• Media type: E-Article
  • Title: EDTA-Induced Pseudothrombocytopenia up to 9 Months after Initial COVID-19 Infection Associated with Persistent Anti-SARS-CoV-2 IgM/IgG Seropositivity
  • Contributor: Bereczki, Dániel; Nagy, Béla; Kerényi, Adrienne; Nagy, Gábor; Szarka, Krisztina; Kristóf, Katalin; Szalay, Balázs; Vásárhelyi, Barna; Bhattoa, Harjit P; Kappelmayer, János
  • Published: Oxford University Press (OUP), 2022
  • Published in: Laboratory Medicine, 53 (2022) 2, Seite 206-209
  • Language: English
  • DOI: 10.1093/labmed/lmab050
  • ISSN: 0007-5027; 1943-7730
  • Origination:
  • Footnote:
  • Description: Abstract Platelets have a role in vascular complications of COVID-19-related viral coagulopathy.

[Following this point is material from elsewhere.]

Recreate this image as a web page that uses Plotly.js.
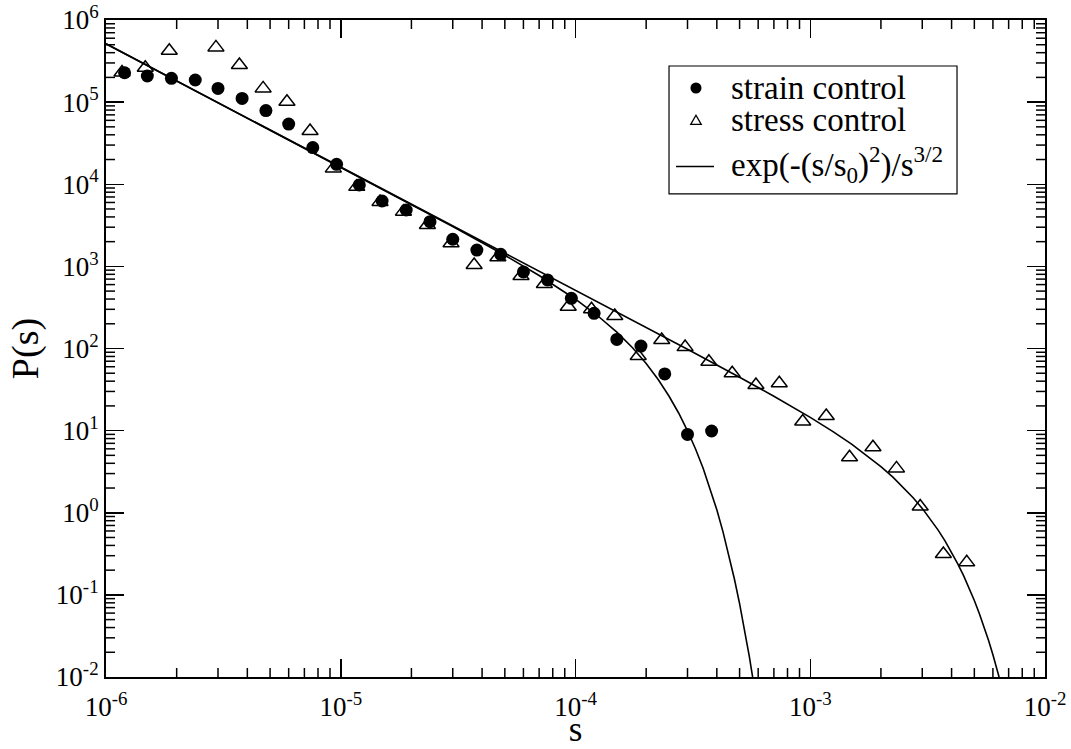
<!DOCTYPE html>
<html>
<head>
<meta charset="utf-8">
<script src="https://cdn.plot.ly/plotly-3.0.1.min.js"></script>
<style>
html,body{margin:0;padding:0;background:#fff;}
#chart{width:1071px;height:749px;}
</style>
</head>
<body>
<div id="chart"></div>
<script>
// strain control (filled circles)
const strainX = [1.2e-6,1.5e-6,1.9e-6,2.4e-6,3.0e-6,3.8e-6,4.8e-6,6.0e-6,7.6e-6,9.6e-6,1.2e-5,1.5e-5,1.9e-5,2.4e-5,3.0e-5,3.8e-5,4.8e-5,6.0e-5,7.6e-5,9.6e-5,1.2e-4,1.5e-4,1.9e-4,2.4e-4,3.0e-4,3.8e-4];
const strainY = [2.28e5,2.08e5,1.95e5,1.86e5,1.47e5,1.11e5,7.9e4,5.4e4,2.8e4,1.75e4,9.8e3,6.25e3,4.86e3,3.5e3,2.14e3,1.58e3,1.4e3,855,683,408,268,129,107,49,9.0,9.9];

// stress control (open triangles)
const stressX = [1.17e-6,1.47e-6,1.86e-6,2.94e-6,3.7e-6,4.67e-6,5.9e-6,7.4e-6,9.3e-6,1.17e-5,1.47e-5,1.85e-5,2.34e-5,2.95e-5,3.7e-5,4.67e-5,5.86e-5,7.37e-5,9.31e-5,1.17e-4,1.47e-4,1.85e-4,2.33e-4,2.93e-4,3.7e-4,4.65e-4,5.87e-4,7.38e-4,9.29e-4,1.17e-3,1.47e-3,1.85e-3,2.33e-3,2.94e-3,3.69e-3,4.64e-3];
const stressY = [2.3e5,2.62e5,4.23e5,4.64e5,2.83e5,1.47e5,1.01e5,4.45e4,1.56e4,9.3e3,6.1e3,4.64e3,3.19e3,1.91e3,1.04e3,1.29e3,764,610,323,300,249,81,127,104,69,49.9,36,37.7,12.9,15.1,4.73,6.27,3.47,1.19,0.315,0.249];

// fit curve, strain-control cutoff
const fitStrainX = [1e-6,1e-5,2e-5,3e-5,5e-5,7e-5,1e-4,1.25e-4,1.5e-4,1.75e-4,2e-4,2.25e-4,2.5e-4,2.75e-4,3e-4,3.25e-4,3.5e-4,3.75e-4,4e-4,4.25e-4,4.5e-4,4.75e-4,5e-4,5.25e-4,5.5e-4,5.75e-4,6e-4];
const fitStrainY = [5.14e5,1.62e4,5690,3057,1364,775,398,247,158,102,65.5,41.9,26.4,16.4,9.96,5.93,3.45,1.96,1.085,0.585,0.308,0.157,0.0782,0.0378,0.0178,0.00811,0.0036];

// fit curve, stress-control cutoff
const fitStressX = [1e-6,1e-5,1e-4,2e-4,3e-4,5e-4,7e-4,1e-3,1.25e-3,1.5e-3,1.75e-3,2e-3,2.25e-3,2.5e-3,2.75e-3,3e-3,3.25e-3,3.5e-3,3.75e-3,4e-3,4.25e-3,4.5e-3,4.75e-3,5e-3,5.25e-3,5.5e-3,5.75e-3,6e-3,6.25e-3,6.5e-3];
const fitStressY = [5.14e5,1.625e4,513,180.9,97.9,44.7,26.25,14.5,9.74,6.86,4.96,3.65,2.71,2.02,1.51,1.13,0.838,0.619,0.455,0.331,0.239,0.1715,0.1216,0.0854,0.0594,0.0408,0.0278,0.0187,0.0124,0.00815];

// legend labels
const legendLabels = ['strain control', 'stress control', 'exp(-(s/s<sub>0</sub>)<sup>2</sup>)/s<sup>3/2</sup>'];

// tick labels
const xTickVals = [1e-6,1e-5,1e-4,1e-3,1e-2];
const xTickText = ['10<sup>-6</sup>','10<sup>-5</sup>','10<sup>-4</sup>','10<sup>-3</sup>','10<sup>-2</sup>'];
const yTickVals = [1e-2,1e-1,1,10,100,1e3,1e4,1e5,1e6];
const yTickText = ['10<sup>-2</sup>','10<sup>-1</sup>','10<sup>0</sup>','10<sup>1</sup>','10<sup>2</sup>','10<sup>3</sup>','10<sup>4</sup>','10<sup>5</sup>','10<sup>6</sup>'];

const X_RANGE = [-6, -2];   // log10 decades
const Y_RANGE = [-2, 6];

const FONT = '"Liberation Serif", "Times New Roman", Times, serif';

// minor tick marks (2..9 in every decade) on all four sides, in paper coordinates
const PLOT_W = 1071 - 106 - 26, PLOT_H = 749 - 20 - 72;
const MINOR_LEN = 9;
const MINOR_COLOR = 'black';
function minorTickShapes() {
  const shapes = [];
  const h = MINOR_LEN / PLOT_H, w = MINOR_LEN / PLOT_W;
  for (let e = X_RANGE[0]; e < X_RANGE[1]; e++) {
    for (let d = 2; d <= 9; d++) {
      const f = (Math.log10(d) + e - X_RANGE[0]) / (X_RANGE[1] - X_RANGE[0]);
      shapes.push({type:'line', xref:'paper', yref:'paper', x0:f, x1:f, y0:0, y1:h, line:{color:MINOR_COLOR, width:1.5}, layer:'above'});
      shapes.push({type:'line', xref:'paper', yref:'paper', x0:f, x1:f, y0:1-h, y1:1, line:{color:MINOR_COLOR, width:1.5}, layer:'above'});
    }
  }
  for (let e = Y_RANGE[0]; e < Y_RANGE[1]; e++) {
    for (let d = 2; d <= 9; d++) {
      const f = (Math.log10(d) + e - Y_RANGE[0]) / (Y_RANGE[1] - Y_RANGE[0]);
      shapes.push({type:'line', xref:'paper', yref:'paper', x0:0, x1:w, y0:f, y1:f, line:{color:MINOR_COLOR, width:1.5}, layer:'above'});
      shapes.push({type:'line', xref:'paper', yref:'paper', x0:1-w, x1:1, y0:f, y1:f, line:{color:MINOR_COLOR, width:1.5}, layer:'above'});
    }
  }
  return shapes;
}

const traces = [
  {x: strainX, y: strainY, type:'scatter', mode:'markers', name:legendLabels[0], showlegend:false,
   marker:{symbol:'circle', size:13, color:'black'}},
  {x: stressX, y: stressY, type:'scatter', mode:'markers', name:legendLabels[1], showlegend:false,
   marker:{symbol:'triangle-up-open', size:14, color:'black', line:{width:1.5, color:'black'}}},
  {x: fitStressX, y: fitStressY, type:'scatter', mode:'lines', name:legendLabels[2], showlegend:false,
   line:{color:'black', width:1.6}},
  {x: fitStrainX, y: fitStrainY, type:'scatter', mode:'lines', showlegend:false,
   line:{color:'black', width:1.6}}
];

const majorAxis = {
  type:'log', showgrid:false, zeroline:false,
  showline:true, linecolor:'black', linewidth:2, mirror:'allticks',
  ticks:'inside', ticklen:18, tickwidth:1.5, tickcolor:'black',
  tickmode:'array',
  tickfont:{family:FONT, size:27, color:'black'}
};

// custom legend geometry (paper coordinates)
const LX0 = 0.5996, LX1 = 0.9063, LY0 = 0.7352, LY1 = 0.9300;
const SYMX = 0.6283, TXTX = 0.6640;
const ROWY = [0.8965, 0.8478, 0.7800];

const legendShapes = [
  {type:'rect', xref:'paper', yref:'paper', x0:LX0, x1:LX1, y0:LY0, y1:LY1,
   line:{color:'black', width:1.2}, fillcolor:'white', layer:'above'},
  {type:'circle', xref:'paper', yref:'paper', x0:SYMX-0.0059, x1:SYMX+0.0059, y0:ROWY[0]-0.0084, y1:ROWY[0]+0.0084,
   line:{color:'black', width:0}, fillcolor:'black', layer:'above'},
  {type:'path', xref:'paper', yref:'paper', layer:'above',
   path:'M'+(SYMX-0.0056)+','+(ROWY[1]-0.0068)+' L'+(SYMX+0.0056)+','+(ROWY[1]-0.0068)+' L'+SYMX+','+(ROWY[1]+0.0072)+' Z',
   line:{color:'black', width:1.3}},
  {type:'line', xref:'paper', yref:'paper', x0:0.6070, x1:0.6475, y0:ROWY[2]-0.003, y1:ROWY[2]-0.003,
   line:{color:'black', width:1.5}, layer:'above'}
];

const layout = {
  width:1071, height:749,
  paper_bgcolor:'white', plot_bgcolor:'white',
  margin:{l:106, r:26, t:20, b:72},
  showlegend:false,
  font:{family:FONT, color:'black'},
  xaxis: Object.assign({}, majorAxis, {
    range:X_RANGE, tickvals:xTickVals, ticktext:xTickText, ticklabelstandoff:5,
    title:{text:'s', font:{family:FONT, size:35, color:'black'}, standoff:0}
  }),
  yaxis: Object.assign({}, majorAxis, {
    range:Y_RANGE, tickvals:yTickVals, ticktext:yTickText,
    title:{text:'P(s)', font:{family:FONT, size:38, color:'black'}, standoff:6}
  }),
  shapes: minorTickShapes().concat(legendShapes),
  annotations: legendLabels.map((t, i) => ({
    text:t, xref:'paper', yref:'paper', x:TXTX, y:ROWY[i], xanchor:'left', yanchor:'middle',
    showarrow:false, font:{family:FONT, size:33, color:'black'}
  }))
};

Plotly.newPlot('chart', traces, layout, {displayModeBar:false, staticPlot:true});
</script>
</body>
</html>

Although immune-induced thrombocytopenia has been described mostly in moderate-to-severe COVID-19, the prognostic role of platelet count in COVID-19 is still controversial. Pseudothrombocytopenia has been reported to represent COVID-19-associated coagulopathy in critical illness, and transient EDTA-dependent pseudothrombocytopenia lasting less than 3 weeks was described in a patient with severe acute COVID-19 pneumonia. In our case study, EDTA-induced pseudothrombocytopenia was still present at 9 months after an initial SARS-CoV-2 virus infection in an apparently recovered 60 year old man. The persistence of antinucleocapside and antispike antibodies 9 months after the initial infection suggests that EDTA-induced pseudothrombocytopenia may be related to anti-SARS-CoV-2 IgG or IgM antibodies. We should acknowledge the possibility that pseudothrombocytopenia may also appear in some patients after seroconversion after the launch of large-scale vaccination programs.